** BEGIN **

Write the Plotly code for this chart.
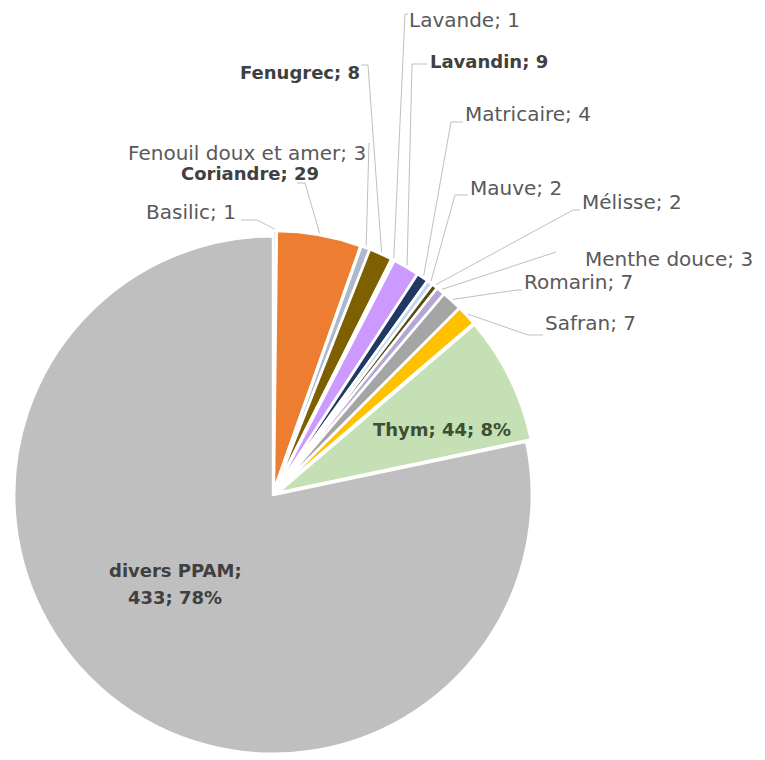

** END **
** BEGIN **

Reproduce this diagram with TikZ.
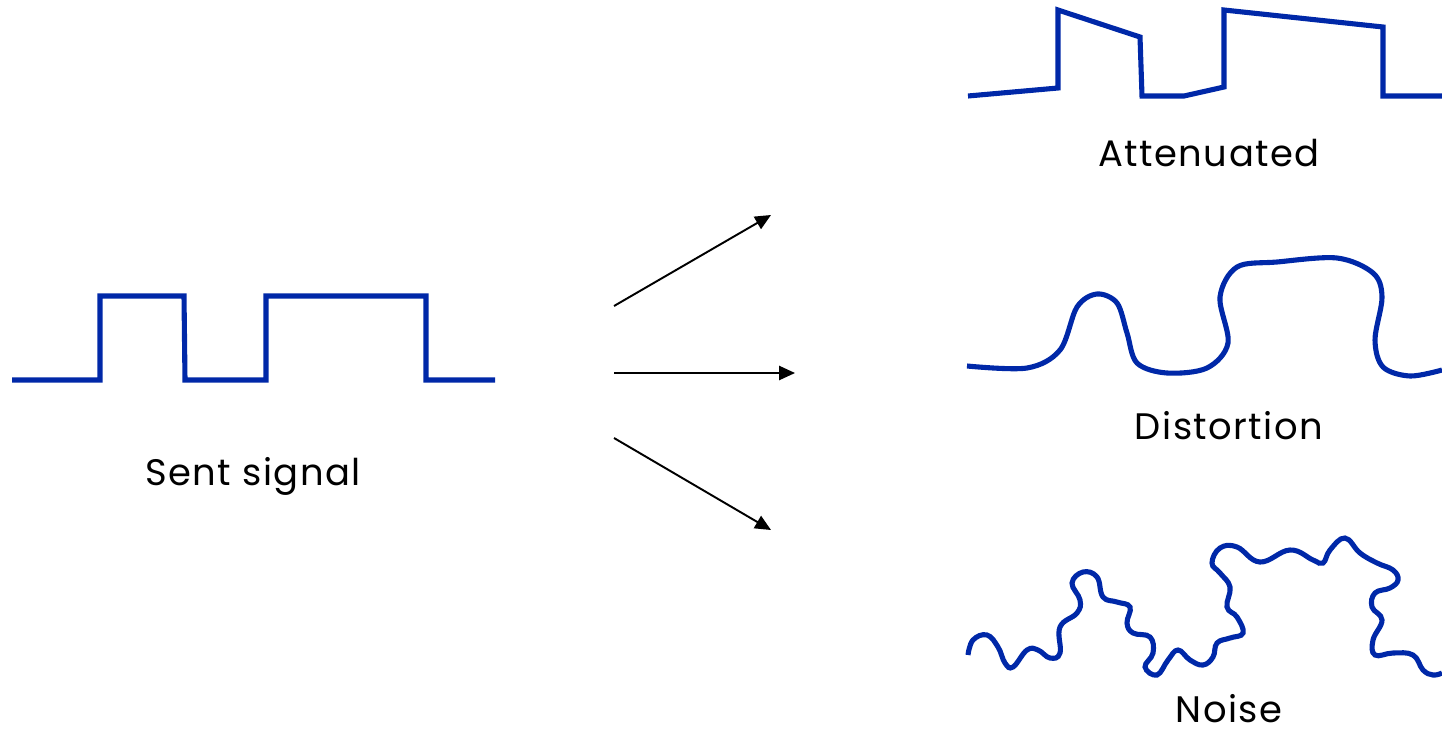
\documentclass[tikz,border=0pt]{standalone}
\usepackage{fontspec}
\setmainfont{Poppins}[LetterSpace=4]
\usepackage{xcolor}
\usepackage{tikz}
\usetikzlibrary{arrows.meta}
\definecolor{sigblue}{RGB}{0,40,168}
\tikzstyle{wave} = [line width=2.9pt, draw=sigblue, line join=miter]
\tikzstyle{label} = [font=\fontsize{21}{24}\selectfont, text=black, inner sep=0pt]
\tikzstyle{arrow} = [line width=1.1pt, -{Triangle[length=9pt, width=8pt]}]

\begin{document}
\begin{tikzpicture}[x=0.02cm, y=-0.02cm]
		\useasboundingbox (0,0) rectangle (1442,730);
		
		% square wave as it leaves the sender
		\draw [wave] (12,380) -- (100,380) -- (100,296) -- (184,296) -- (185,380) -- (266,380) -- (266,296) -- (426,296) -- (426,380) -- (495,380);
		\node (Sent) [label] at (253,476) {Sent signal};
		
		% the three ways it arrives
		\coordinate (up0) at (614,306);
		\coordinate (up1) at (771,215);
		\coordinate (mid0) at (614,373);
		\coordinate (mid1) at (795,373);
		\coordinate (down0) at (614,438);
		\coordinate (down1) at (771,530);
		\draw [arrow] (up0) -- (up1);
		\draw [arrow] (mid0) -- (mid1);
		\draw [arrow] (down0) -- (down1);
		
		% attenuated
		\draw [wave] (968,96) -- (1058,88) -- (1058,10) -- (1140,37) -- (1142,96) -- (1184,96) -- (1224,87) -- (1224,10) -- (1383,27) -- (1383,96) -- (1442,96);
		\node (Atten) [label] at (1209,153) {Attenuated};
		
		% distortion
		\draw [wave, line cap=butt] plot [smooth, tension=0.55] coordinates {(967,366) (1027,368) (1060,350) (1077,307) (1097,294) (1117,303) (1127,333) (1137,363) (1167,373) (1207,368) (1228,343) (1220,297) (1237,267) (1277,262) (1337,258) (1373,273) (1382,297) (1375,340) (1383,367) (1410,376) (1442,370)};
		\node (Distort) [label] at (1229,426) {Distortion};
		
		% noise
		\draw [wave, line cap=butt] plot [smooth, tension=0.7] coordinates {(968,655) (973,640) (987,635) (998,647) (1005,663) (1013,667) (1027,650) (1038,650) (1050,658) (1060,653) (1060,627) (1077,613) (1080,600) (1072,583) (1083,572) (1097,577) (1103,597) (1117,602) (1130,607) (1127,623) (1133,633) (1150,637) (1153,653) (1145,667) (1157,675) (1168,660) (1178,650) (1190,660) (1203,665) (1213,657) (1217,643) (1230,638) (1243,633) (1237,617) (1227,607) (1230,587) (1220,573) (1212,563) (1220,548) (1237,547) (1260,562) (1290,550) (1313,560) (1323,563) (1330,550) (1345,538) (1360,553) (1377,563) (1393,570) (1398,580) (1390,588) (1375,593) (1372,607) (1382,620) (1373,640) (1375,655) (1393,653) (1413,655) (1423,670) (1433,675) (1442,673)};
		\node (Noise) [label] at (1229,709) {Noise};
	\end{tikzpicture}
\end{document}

** END **

SHORT EXERCISE ▸ Copy word for word every line from the one with "Reproduce this diagram with TikZ." through the one with "(Distort) [label] at", including both. No pictures belong in the copy.

RESULT ▸
Reproduce this diagram with TikZ.
\documentclass[tikz,border=0pt]{standalone}
\usepackage{fontspec}
\setmainfont{Poppins}[LetterSpace=4]
\usepackage{xcolor}
\usepackage{tikz}
\usetikzlibrary{arrows.meta}
\definecolor{sigblue}{RGB}{0,40,168}
\tikzstyle{wave} = [line width=2.9pt, draw=sigblue, line join=miter]
\tikzstyle{label} = [font=\fontsize{21}{24}\selectfont, text=black, inner sep=0pt]
\tikzstyle{arrow} = [line width=1.1pt, -{Triangle[length=9pt, width=8pt]}]

\begin{document}
\begin{tikzpicture}[x=0.02cm, y=-0.02cm]
		\useasboundingbox (0,0) rectangle (1442,730);
		
		% square wave as it leaves the sender
		\draw [wave] (12,380) -- (100,380) -- (100,296) -- (184,296) -- (185,380) -- (266,380) -- (266,296) -- (426,296) -- (426,380) -- (495,380);
		\node (Sent) [label] at (253,476) {Sent signal};
		
		% the three ways it arrives
		\coordinate (up0) at (614,306);
		\coordinate (up1) at (771,215);
		\coordinate (mid0) at (614,373);
		\coordinate (mid1) at (795,373);
		\coordinate (down0) at (614,438);
		\coordinate (down1) at (771,530);
		\draw [arrow] (up0) -- (up1);
		\draw [arrow] (mid0) -- (mid1);
		\draw [arrow] (down0) -- (down1);
		
		% attenuated
		\draw [wave] (968,96) -- (1058,88) -- (1058,10) -- (1140,37) -- (1142,96) -- (1184,96) -- (1224,87) -- (1224,10) -- (1383,27) -- (1383,96) -- (1442,96);
		\node (Atten) [label] at (1209,153) {Attenuated};
		
		% distortion
		\draw [wave, line cap=butt] plot [smooth, tension=0.55] coordinates {(967,366) (1027,368) (1060,350) (1077,307) (1097,294) (1117,303) (1127,333) (1137,363) (1167,373) (1207,368) (1228,343) (1220,297) (1237,267) (1277,262) (1337,258) (1373,273) (1382,297) (1375,340) (1383,367) (1410,376) (1442,370)};
		\node (Distort) [label] at (1229,426) {Distortion};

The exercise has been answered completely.